Set exercise - Pick out the lines below with "React" and list them.

= = = = = = =

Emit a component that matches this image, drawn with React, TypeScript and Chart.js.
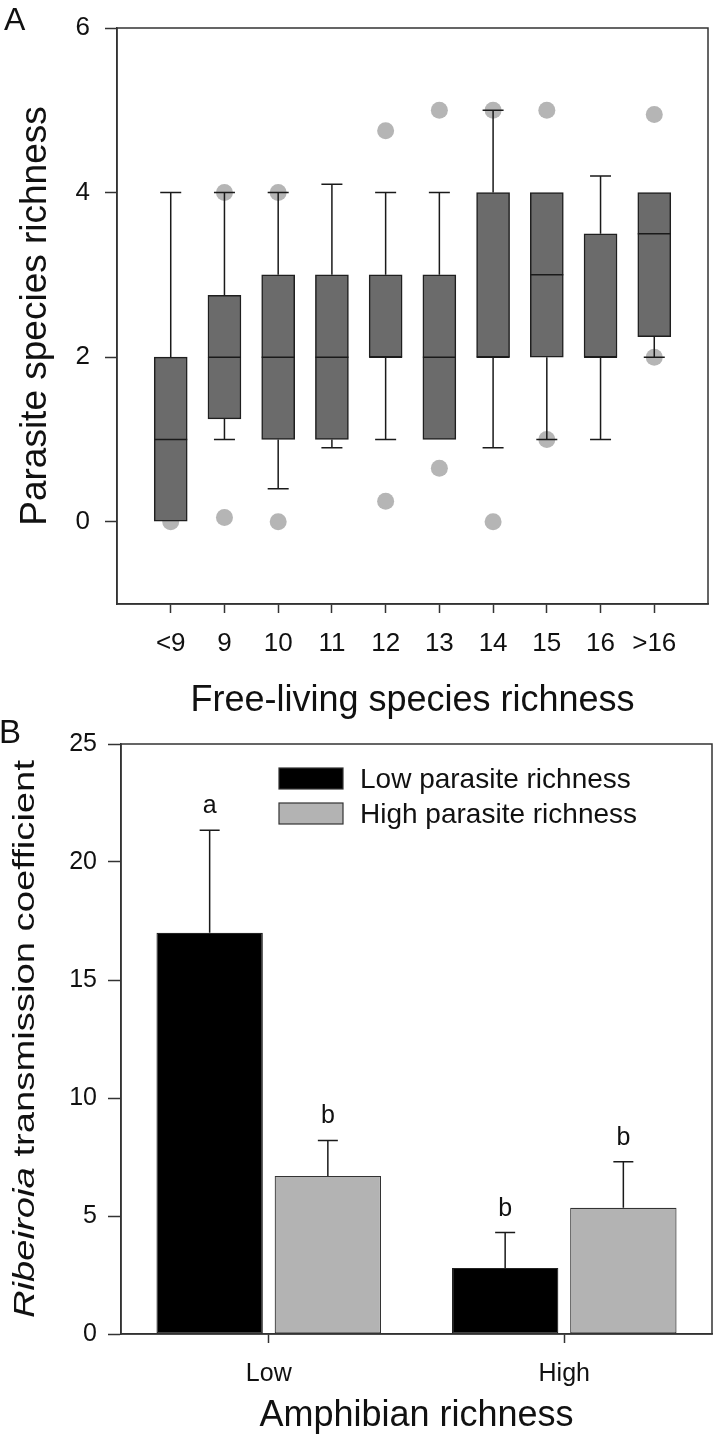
import React, { useEffect, useRef } from 'react';
import { Chart, registerables } from 'chart.js';

Chart.register(...registerables);

const FONT = "'Liberation Sans', Arial, Helvetica, sans-serif";

// ---------- Panel A data ----------
const categoriesA = ['<9', '9', '10', '11', '12', '13', '14', '15', '16', '>16'];
const whiskerLowA = [0, 1, 0.4, 0.9, 1, 1, 0.9, 1, 1, 2];
const q1A = [0, 1.25, 1, 1, 2, 1, 2, 2, 2, 2.25];
const medianA = [1, 2, 2, 2, 2, 2, 2, 3, 2, 3.5];
const q3A = [2, 2.75, 3, 3, 3, 3, 4, 4, 3.5, 4];
const whiskerHighA = [4, 4, 4, 4.1, 4, 4, 5, 4, 4.2, 4];
const outlierCatA = [0, 1, 1, 2, 2, 4, 4, 5, 5, 6, 6, 7, 7, 9, 9];
const outlierValA = [0, 4, 0.05, 4, 0, 4.75, 0.25, 5, 0.65, 5, 0, 5, 1, 4.95, 2];
const yTicksA = [0, 2, 4, 6];

// ---------- Panel B data ----------
const groupsB = ['Low', 'High'];
const seriesNamesB = ['Low parasite richness', 'High parasite richness'];
const lowParasiteB = [17.0, 2.8];
const highParasiteB = [6.7, 5.35];
const lowParasiteUpperB = [21.35, 4.3];
const highParasiteUpperB = [8.2, 7.3];
const lowLettersB = ['a', 'b'];
const highLettersB = ['b', 'b'];

const AXIS_COLOR = '#333';
const TEXT_COLOR = '#111';

const framePlugin = {
  id: 'frame',
  afterDraw(chart: any) {
    const { ctx, chartArea } = chart;
    ctx.save();
    ctx.strokeStyle = AXIS_COLOR;
    ctx.lineWidth = 1.5;
    ctx.strokeRect(chartArea.left, chartArea.top, chartArea.right - chartArea.left, chartArea.bottom - chartArea.top);
    ctx.restore();
  },
};

function panelLetter(letter: string, x: number, y: number, size: number) {
  return {
    id: 'panelLetter' + letter,
    afterDraw(chart: any) {
      const { ctx } = chart;
      ctx.save();
      ctx.fillStyle = TEXT_COLOR;
      ctx.font = `${size}px ${FONT}`;
      ctx.textBaseline = 'alphabetic';
      ctx.textAlign = 'left';
      ctx.fillText(letter, x, y);
      ctx.restore();
    },
  };
}

const boxPlugin = {
  id: 'boxWhiskers',
  afterDatasetsDraw(chart: any) {
    const { ctx } = chart;
    const xs = chart.scales.x;
    const ys = chart.scales.y;
    const capHalf = 10.5;
    const boxHalf = 16.5;
    ctx.save();
    ctx.strokeStyle = '#1a1a1a';
    ctx.lineWidth = 1.5;
    categoriesA.forEach((_, i) => {
      const x = xs.getPixelForValue(i + 1);
      const pQ1 = ys.getPixelForValue(q1A[i]);
      const pQ3 = ys.getPixelForValue(q3A[i]);
      const pLo = ys.getPixelForValue(whiskerLowA[i]);
      const pHi = ys.getPixelForValue(whiskerHighA[i]);
      const pMed = ys.getPixelForValue(medianA[i]);
      ctx.beginPath();
      if (whiskerHighA[i] > q3A[i]) {
        ctx.moveTo(x, pQ3);
        ctx.lineTo(x, pHi);
        ctx.moveTo(x - capHalf, pHi);
        ctx.lineTo(x + capHalf, pHi);
      }
      if (whiskerLowA[i] < q1A[i]) {
        ctx.moveTo(x, pQ1);
        ctx.lineTo(x, pLo);
        ctx.moveTo(x - capHalf, pLo);
        ctx.lineTo(x + capHalf, pLo);
      }
      ctx.moveTo(x - boxHalf, pMed);
      ctx.lineTo(x + boxHalf, pMed);
      ctx.stroke();
    });
    ctx.restore();
  },
};

const errorBarPlugin = {
  id: 'errorBars',
  afterDatasetsDraw(chart: any) {
    const { ctx } = chart;
    const ys = chart.scales.y;
    const uppers = [lowParasiteUpperB, highParasiteUpperB];
    const letters = [lowLettersB, highLettersB];
    ctx.save();
    ctx.strokeStyle = '#1a1a1a';
    ctx.lineWidth = 1.5;
    ctx.fillStyle = TEXT_COLOR;
    ctx.font = `25px ${FONT}`;
    ctx.textAlign = 'center';
    ctx.textBaseline = 'alphabetic';
    uppers.forEach((up, d) => {
      const meta = chart.getDatasetMeta(d);
      meta.data.forEach((el: any, i: number) => {
        const x = el.x;
        const yTop = el.y;
        const yErr = ys.getPixelForValue(up[i]);
        ctx.beginPath();
        ctx.moveTo(x, yTop);
        ctx.lineTo(x, yErr);
        ctx.moveTo(x - 10, yErr);
        ctx.lineTo(x + 10, yErr);
        ctx.stroke();
        ctx.fillText(letters[d][i], x, yErr - 17);
      });
    });
    ctx.restore();
  },
};

const legendPluginB = {
  id: 'legendB',
  afterDraw(chart: any) {
    const { ctx } = chart;
    const rows = [48, 83];
    ctx.save();
    chart.data.datasets.forEach((ds: any, d: number) => {
      const y = rows[d];
      ctx.fillStyle = ds.backgroundColor;
      ctx.fillRect(279, y, 64, 21);
      ctx.strokeStyle = '#333';
      ctx.lineWidth = 1.2;
      ctx.strokeRect(279, y, 64, 21);
      ctx.fillStyle = TEXT_COLOR;
      ctx.font = `28px ${FONT}`;
      ctx.textAlign = 'left';
      ctx.textBaseline = 'alphabetic';
      ctx.fillText(ds.label, 360, y + 20);
    });
    ctx.restore();
  },
};

const yTitlePluginB = {
  id: 'yTitleB',
  afterDraw(chart: any) {
    const { ctx, chartArea } = chart;
    const cy = (chartArea.top + chartArea.bottom) / 2;
    const size = 30;
    const targetLen = 558;
    ctx.save();
    ctx.font = `italic ${size}px ${FONT}`;
    const w1 = ctx.measureText('Ribeiroia').width;
    ctx.font = `${size}px ${FONT}`;
    const w2 = ctx.measureText(' transmission coefficient').width;
    const total = w1 + w2;
    const sx = targetLen / total;
    ctx.translate(34, cy);
    ctx.rotate(-Math.PI / 2);
    ctx.scale(sx, 1);
    ctx.fillStyle = TEXT_COLOR;
    ctx.textAlign = 'left';
    ctx.textBaseline = 'alphabetic';
    ctx.font = `italic ${size}px ${FONT}`;
    ctx.fillText('Ribeiroia', -total / 2, 0);
    ctx.font = `${size}px ${FONT}`;
    ctx.fillText(' transmission coefficient', -total / 2 + w1, 0);
    ctx.restore();
  },
};

function axisGrid(tickLength: number) {
  return {
    display: true,
    drawOnChartArea: false,
    drawTicks: true,
    offset: false,
    tickLength,
    tickColor: AXIS_COLOR,
    tickWidth: 1.5,
  };
}

const borderStyle = { display: true, color: AXIS_COLOR, width: 1.5 };

export default function App() {
  const refA = useRef<HTMLCanvasElement>(null);
  const refB = useRef<HTMLCanvasElement>(null);

  useEffect(() => {
    Chart.defaults.font.family = FONT;
    Chart.defaults.color = TEXT_COLOR;

    const boxData = categoriesA.map((_, i) => ({ x: i + 1, y: [q1A[i], q3A[i]] }));
    const outlierData = outlierCatA.map((c, i) => ({ x: c + 1, y: outlierValA[i] }));

    const chartA = new Chart(refA.current as HTMLCanvasElement, {
      type: 'bar',
      data: {
        datasets: [
          {
            type: 'scatter',
            data: outlierData,
            pointRadius: 8.5,
            pointBackgroundColor: '#b5b5b5',
            pointBorderWidth: 0,
            backgroundColor: '#b5b5b5',
            borderWidth: 0,
            order: 2,
          } as any,
          {
            type: 'bar',
            data: boxData as any,
            barThickness: 33,
            backgroundColor: '#6b6b6b',
            borderColor: '#1f1f1f',
            borderWidth: 1.5,
            borderSkipped: false,
            order: 1,
          } as any,
        ],
      },
      options: {
        responsive: false,
        animation: false,
        layout: { padding: { left: 0, right: 9, top: 14, bottom: 0 } },
        plugins: { legend: { display: false }, tooltip: { enabled: false } },
        scales: {
          x: {
            type: 'linear',
            min: 0,
            max: 11,
            offset: false,
            afterBuildTicks: (s: any) => {
              s.ticks = categoriesA.map((_, i) => ({ value: i + 1 }));
            },
            afterFit: (s: any) => {
              s.height = 116;
            },
            ticks: {
              callback: (v: any) => categoriesA[Math.round(Number(v)) - 1] ?? '',
              font: { size: 26, lineHeight: 1 },
              color: TEXT_COLOR,
              padding: 18,
              maxRotation: 0,
              autoSkip: false,
            },
            grid: axisGrid(9),
            border: borderStyle,
            title: {
              display: true,
              text: 'Free-living species richness',
              font: { size: 36, lineHeight: 1 },
              color: TEXT_COLOR,
              padding: { top: 0, bottom: 1 },
            },
          } as any,
          y: {
            min: -1,
            max: 6,
            afterBuildTicks: (s: any) => {
              s.ticks = yTicksA.map((v) => ({ value: v }));
            },
            afterFit: (s: any) => {
              s.width = 117;
            },
            ticks: { font: { size: 26, lineHeight: 1 }, color: TEXT_COLOR, padding: 15 },
            grid: axisGrid(12),
            border: borderStyle,
            title: {
              display: true,
              text: 'Parasite species richness',
              font: { size: 37, lineHeight: 1 },
              color: TEXT_COLOR,
              padding: { top: 17, bottom: 0 },
            },
          } as any,
        },
      },
      plugins: [boxPlugin, framePlugin, panelLetter('A', 4, 30, 32)],
    } as any);

    const chartB = new Chart(refB.current as HTMLCanvasElement, {
      type: 'bar',
      data: {
        labels: groupsB,
        datasets: [
          {
            label: seriesNamesB[0],
            data: lowParasiteB,
            backgroundColor: '#000000',
            borderColor: '#222',
            borderWidth: 1.2,
            borderSkipped: false,
          },
          {
            label: seriesNamesB[1],
            data: highParasiteB,
            backgroundColor: '#b3b3b3',
            borderColor: '#333',
            borderWidth: 1.2,
            borderSkipped: false,
          },
        ],
      },
      options: {
        responsive: false,
        animation: false,
        layout: { padding: { left: 0, right: 5, top: 24, bottom: 0 } },
        plugins: { legend: { display: false }, tooltip: { enabled: false } },
        scales: {
          x: {
            afterFit: (s: any) => {
              s.height = 107;
            },
            ticks: { font: { size: 25, lineHeight: 1 }, color: TEXT_COLOR, padding: 19 },
            grid: axisGrid(9),
            border: borderStyle,
            title: {
              display: true,
              text: 'Amphibian richness',
              font: { size: 36, lineHeight: 1 },
              color: TEXT_COLOR,
              padding: { top: 0, bottom: 7 },
            },
          } as any,
          y: {
            min: 0,
            max: 25,
            afterFit: (s: any) => {
              s.width = 121;
            },
            ticks: { stepSize: 5, font: { size: 25, lineHeight: 1 }, color: TEXT_COLOR, padding: 11 },
            grid: axisGrid(13),
            border: borderStyle,
          } as any,
        },
      },
      plugins: [errorBarPlugin, framePlugin, legendPluginB, yTitlePluginB, panelLetter('B', -1, 23, 33)],
    } as any);

    return () => {
      chartA.destroy();
      chartB.destroy();
    };
  }, []);

  return (
    <div style={{ position: 'absolute', left: 0, top: 0, width: 717, height: 1441, background: '#fff' }}>
      <canvas ref={refA} width={717} height={720} style={{ position: 'absolute', left: 0, top: 0 }} />
      <canvas ref={refB} width={717} height={721} style={{ position: 'absolute', left: 0, top: 720 }} />
    </div>
  );
}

= = = = = = =

Full answer -
Emit a component that matches this image, drawn with React, TypeScript and Chart.js.
import React, { useEffect, useRef } from 'react';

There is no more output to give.